私の勝手な推測だと、ここ最近の反インド・ブームの裏には、中国の思惑が潜んでいるような気がする。
ネパールとインドの関係を悪化させて、その間に割り込もうという魂胆ではないだろうか。
現に中国は内戦中、マオイストに武器を供与していた。
中国のこういった支援がなければ、マオイストは親インドの政府軍に勝てなかっただろう。
そのマオイストが停戦後の選挙で大勝し、与党となった。
中国政府にしてみれば、ネパールという国をインドから引き離し、自分たちの影響下に置く千載一遇のチャンスだったはずだ。
ネパールには豊富な天然資源が眠っている、と言われている。(哀しいかな、それを掘り出す技術をネパール人は持ってないが)
地理的にもインドの喉元に位置するネパールは、領土的野心に燃える中国にとって魅力的な土地だろう。
インドと対立するようになれば、ネパールはもう一方の大国・中国に頼らざるを得ない――――そんな離間工作の思惑が一連の反インド論からは感じられる。
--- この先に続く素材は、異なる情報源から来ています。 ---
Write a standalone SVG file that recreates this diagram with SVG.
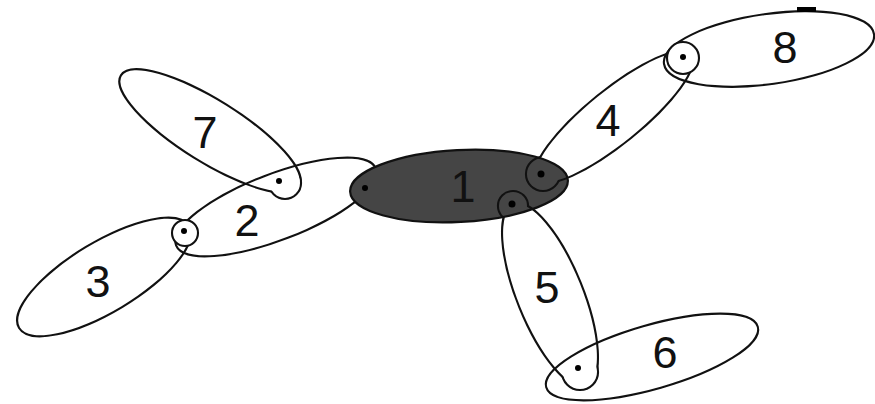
<svg xmlns="http://www.w3.org/2000/svg" width="875" height="404" viewBox="0 0 875 404">
<style>
.halo{fill:#fff;stroke:#fff;stroke-width:4.2}
.hole{fill:#000;stroke:none}
.ink{fill:#111}
.ring{fill:none;stroke:#111;stroke-width:2.1}
.core{fill:#454545;stroke:#111;stroke-width:2.2}
.dot{fill:#000}
.lbl{font-family:"Liberation Sans",Arial,sans-serif;font-size:45px;fill:#111;text-anchor:middle}
</style>
<defs>
  <g id="s7"><ellipse cx="210" cy="131" rx="104" ry="30" transform="rotate(32 210 131)"/><circle cx="285" cy="183" r="15"/></g>
  <g id="s2"><ellipse cx="276" cy="207" rx="106" ry="32" transform="rotate(-21 276 207)"/></g>
  <g id="s3"><ellipse cx="104" cy="277" rx="98" ry="34" transform="rotate(-31 104 277)"/></g>
  <g id="s4"><ellipse cx="614" cy="117" rx="98" ry="26" transform="rotate(-39 614 117)"/><circle cx="543" cy="174" r="16"/></g>
  <g id="s8"><ellipse cx="769" cy="49" rx="105" ry="34" transform="rotate(-8 769 49)"/></g>
  <g id="s5"><ellipse cx="550" cy="295" rx="97" ry="32" transform="rotate(68 550 295)"/><circle cx="513" cy="206" r="14"/><circle cx="580" cy="372" r="17"/></g>
  <g id="s6"><ellipse cx="652" cy="357" rx="109" ry="31" transform="rotate(-16 652 357)"/></g>
  <mask id="m7" maskUnits="userSpaceOnUse" x="0" y="0" width="875" height="404"><use href="#s7" class="halo"/><use href="#s7" class="hole"/></mask>
  <mask id="m2" maskUnits="userSpaceOnUse" x="0" y="0" width="875" height="404"><use href="#s2" class="halo"/><use href="#s2" class="hole"/><circle class="hole" cx="185" cy="233" r="13"/></mask>
  <mask id="m3" maskUnits="userSpaceOnUse" x="0" y="0" width="875" height="404"><use href="#s3" class="halo"/><use href="#s3" class="hole"/><circle class="hole" cx="185" cy="233" r="13"/></mask>
  <mask id="m4" maskUnits="userSpaceOnUse" x="0" y="0" width="875" height="404"><use href="#s4" class="halo"/><use href="#s4" class="hole"/><circle class="hole" cx="683" cy="58" r="16"/></mask>
  <mask id="m8" maskUnits="userSpaceOnUse" x="0" y="0" width="875" height="404"><use href="#s8" class="halo"/><use href="#s8" class="hole"/><circle class="hole" cx="683" cy="58" r="16"/></mask>
  <mask id="m5" maskUnits="userSpaceOnUse" x="0" y="0" width="875" height="404"><use href="#s5" class="halo"/><use href="#s5" class="hole"/></mask>
  <mask id="m6" maskUnits="userSpaceOnUse" x="0" y="0" width="875" height="404"><use href="#s6" class="halo"/><use href="#s6" class="hole"/></mask>
</defs>
<rect width="875" height="404" fill="#fff"/>
<g id="connectors"></g>
<g id="n2"><rect class="ink" width="875" height="404" mask="url(#m2)"/>
  <text class="lbl" x="247" y="236">2</text></g>
<g id="n7"><rect class="ink" width="875" height="404" mask="url(#m7)"/>
  <text class="lbl" x="205" y="148">7</text></g>
<g id="n3"><rect class="ink" width="875" height="404" mask="url(#m3)"/>
  <circle class="ring" cx="185" cy="233" r="13"/>
  <text class="lbl" x="98" y="297">3</text></g>
<g id="n1"><ellipse class="core" cx="459" cy="186" rx="109" ry="36" transform="rotate(-3 459 186)"/>
  <text class="lbl" x="463" y="202">1</text></g>
<g id="n4"><rect class="ink" width="875" height="404" mask="url(#m4)"/>
  <circle class="ring" cx="683" cy="58" r="16"/>
  <text class="lbl" x="608" y="136">4</text></g>
<g id="n8"><rect class="ink" width="875" height="404" mask="url(#m8)"/>
  <rect x="797" y="7" width="19" height="5" fill="#000"/>
  <text class="lbl" x="785" y="63">8</text></g>
<g id="n5"><rect class="ink" width="875" height="404" mask="url(#m5)"/>
  <text class="lbl" x="547" y="303">5</text></g>
<g id="n6"><rect class="ink" width="875" height="404" mask="url(#m6)"/>
  <text class="lbl" x="665" y="368">6</text></g>
<g id="vertices">
  <circle class="dot" cx="365" cy="188" r="3"/>
  <circle class="dot" cx="541" cy="174" r="3.5"/>
  <circle class="dot" cx="512" cy="204" r="3.5"/>
  <circle class="dot" cx="279" cy="181" r="3"/>
  <circle class="dot" cx="184" cy="231" r="3"/>
  <circle class="dot" cx="683" cy="57" r="3"/>
  <circle class="dot" cx="578" cy="368" r="3"/>
</g>
</svg>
問題なのは、ネパール人の多くがそんな煽動にアッサリ引っかかってしまうシンプルな思考の持ち主だ、という事である。
自分の国が、自分たちの生活が、一体何によって支えられているのか理解する事も無く、思考停止してシュプレヒコールを挙げている者が多過ぎる。
貧しいなりにも自立してやっている、自分たちに誇りを持っている――――そんな根拠の無いプライドすら見え隠れする。
いやいや、全然自立できてませんから。
世界中の国々から援助されまくって、おんぶに抱っこ状態ですから。
原油価格が高騰した時なんか、インドからガソリンが入ってこなくなってバスまで止まったってのに、もう忘れたんですか?
とは言え、それも今回の選挙結果によって、かなり風向きが変わってくるだろう。

客観的に言って、ネパールの発展にとってインドとの協力関係は最も重要なファクターだろう。
地政学的にも、ネパールと平地で繋がるインドは、間にチベットを挟んだ中国より断然近い。
確かに中国は今、東南アジアやアフリカに多額の援助や投資をしているので、協力相手としては魅力的かもしれない。
インドと距離を置けば、そういった資金をネパールに呼びこむことは可能だろうし、短期的にはネパールの発展に繋がるだろう。
しかし、中国の領土的野心や産業独占体質といったリスク、また、中国の将来的な政情不安を考えると、ここはインドを通じて西側諸国との関係を強めていく方が良い気がする。
まぁ、インドという国も決して品位にあふれた国ではないから、当然、前述したような摩擦はこれからも起こるだろう。
それでもネパール人は、両国の力の差とネパールという国の現状を謙虚に受け止め、忍耐強く――――戦後日本人がそうしたように――――国の発展に取り組んでいかなければならない。

忍耐強くコツコツと積み上げる――――それがネパール人が今までやってこなかった事であり、そして、今まさにやらなければならない事なのである。多分。